The Area Distribution of Solar Magnetic Bright Points
P. J. Crockett, M. Mathioudakis, D. B. Jess, S. Shelyag, F. P. Keenan,, D. J. Christian

TL;DR
This study analyzes the size distribution of Solar Magnetic Bright Points using observations and simulations, revealing a log-normal distribution centered around 45,000 km² and suggesting flux fragmentation as a dominant process.
Contribution
It introduces an automatic detection method for MBPs and demonstrates their area distribution is independent of magnetic flux density, supported by both observations and simulations.
Findings
MBP areas peak at approximately 45,000 km²
Area distribution follows a log-normal pattern
Distribution is independent of magnetic flux density
Abstract
Magnetic Bright Points (MBPs) are among the smallest observable objects on the solar photosphere.
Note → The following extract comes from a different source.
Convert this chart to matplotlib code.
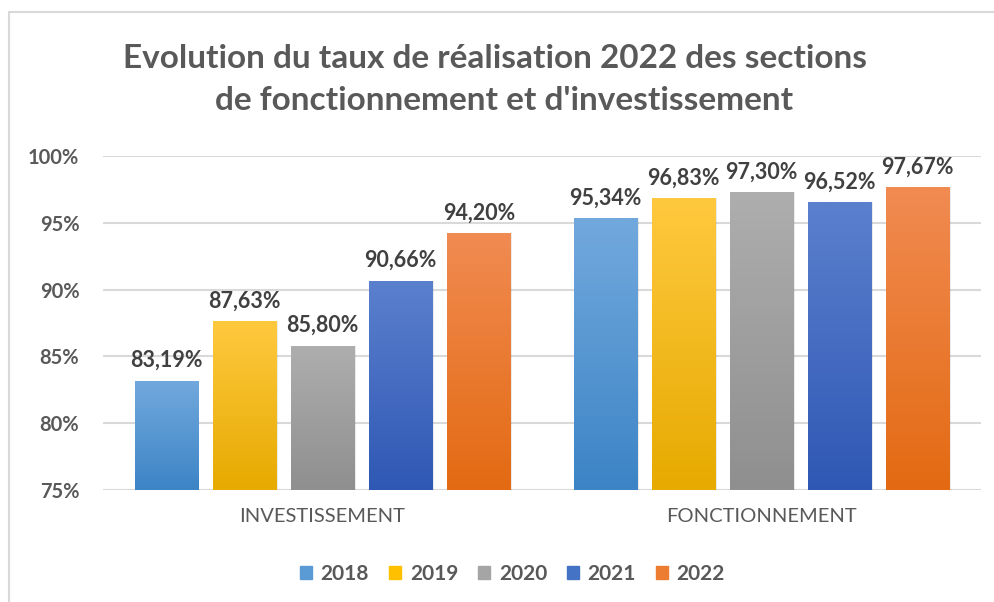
import matplotlib.pyplot as plt
import matplotlib.patches as mpatches
import numpy as np
from matplotlib.colors import LinearSegmentedColormap

categories = ["INVESTISSEMENT", "FONCTIONNEMENT"]
years = ["2018", "2019", "2020", "2021", "2022"]
values = {
    "2018": [83.19, 95.34],
    "2019": [87.63, 96.83],
    "2020": [85.80, 97.30],
    "2021": [90.66, 96.52],
    "2022": [94.20, 97.67],
}
yticks = [75, 80, 85, 90, 95, 100]

# main colour (legend) and gradient (top, bottom) for each year
colors = ["#5B9BD5", "#FFC000", "#A5A5A5", "#4472C4", "#ED7D31"]
grads = [("#72A9DD", "#3C84C6"), ("#FFC93F", "#E6AA00"), ("#AEAEAE", "#8F8F8F"),
         ("#5B80CE", "#2F58B4"), ("#F18B52", "#E36A12")]

txt = "#595959"
plt.rcParams['font.family'] = ['Lato', 'DejaVu Sans']

fig = plt.figure(figsize=(9.95, 6.02), dpi=100)
fig.patches.append(mpatches.Rectangle((0.009, -0.02), 1.0, 1.0 - 12 / 602 + 0.02,
                                      transform=fig.transFigure, fill=False,
                                      edgecolor="#D9D9D9", lw=1.5))
ax = fig.add_axes([0.1035, 0.186, 0.8825, 0.555])

x = np.arange(len(categories))
width = 0.1435
step = 0.178
grad = np.linspace(0, 1, 256).reshape(-1, 1)

for i, yr in enumerate(years):
    bars = ax.bar(x + (i - 2) * step, values[yr], width, bottom=0, color=colors[i],
                  label=yr, zorder=2, edgecolor="none")
    cmap = LinearSegmentedColormap.from_list("g%d" % i, [grads[i][1], grads[i][0]])
    for b, v in zip(bars, values[yr]):
        bx, bw = b.get_x(), b.get_width()
        im = ax.imshow(grad, extent=[bx, bx + bw, 75, v], origin="lower", cmap=cmap,
                       aspect="auto", zorder=3)
        im.set_clip_path(b)
        # soft shadow
        ax.add_patch(mpatches.Rectangle((bx + 0.004, 75), bw, v - 75, facecolor="#000000",
                                        alpha=0.08, zorder=1.9, edgecolor="none"))
        ax.annotate(f"{v:.2f}%".replace(".", ","), (bx + bw / 2, v),
                    xytext=(0, 7), textcoords="offset points", ha="center", va="bottom",
                    fontsize=15.5, fontweight="bold", color="#404040", zorder=4)

ax.set_xlim(-0.5, 1.5)
ax.set_ylim(75, 100)
ax.set_yticks(yticks)
ax.set_yticklabels([f"{t}%" for t in yticks], fontsize=14.5, fontweight="bold", color=txt)
ax.set_xticks(x)
ax.set_xticklabels(categories, fontsize=14.5, color=txt)
ax.tick_params(axis="y", length=0, pad=17)
ax.tick_params(axis="x", length=0, pad=13)
ax.grid(axis="y", color="#D9D9D9", lw=1.5, zorder=0)
ax.set_axisbelow(True)
for s in ax.spines.values():
    s.set_visible(False)

fig.text(0.497, 1 - 58 / 602, "Evolution du taux de réalisation 2022 des sections",
         ha="center", va="center", fontsize=24, fontweight="bold", color=txt)
fig.text(0.507, 1 - 101 / 602, "de fonctionnement et d'investissement",
         ha="center", va="center", fontsize=24, fontweight="bold", color=txt)

handles = [mpatches.Patch(color=c, label=y) for c, y in zip(colors, years)]
fig.legend(handles=handles, loc="center", bbox_to_anchor=(0.515, 1 - 574 / 602), ncol=5,
           frameon=False, handlelength=0.6, handleheight=0.6, handletextpad=0.4,
           columnspacing=0.95, prop={"size": 15, "weight": "bold"}, labelcolor=txt)

fig.savefig("out.png", dpi=100)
A combination of G-band observations and numerical simulations is used to determine their area distribution. An automatic detection algorithm, employing 1-dimensional intensity profiling, is utilized to identify these structures in the observed and simulated datasets. Both distributions peak at an area of 45000 km, with a sharp decrease towards smaller areas. The distributions conform with log-normal statistics, which suggests that flux fragmentation dominates over flux convergence. Radiative magneto-convection simulations indicate an independence in the MBP area distribution for differing magnetic flux densities. The most commonly occurring bright point size corresponds to the typical width of intergranular lanes.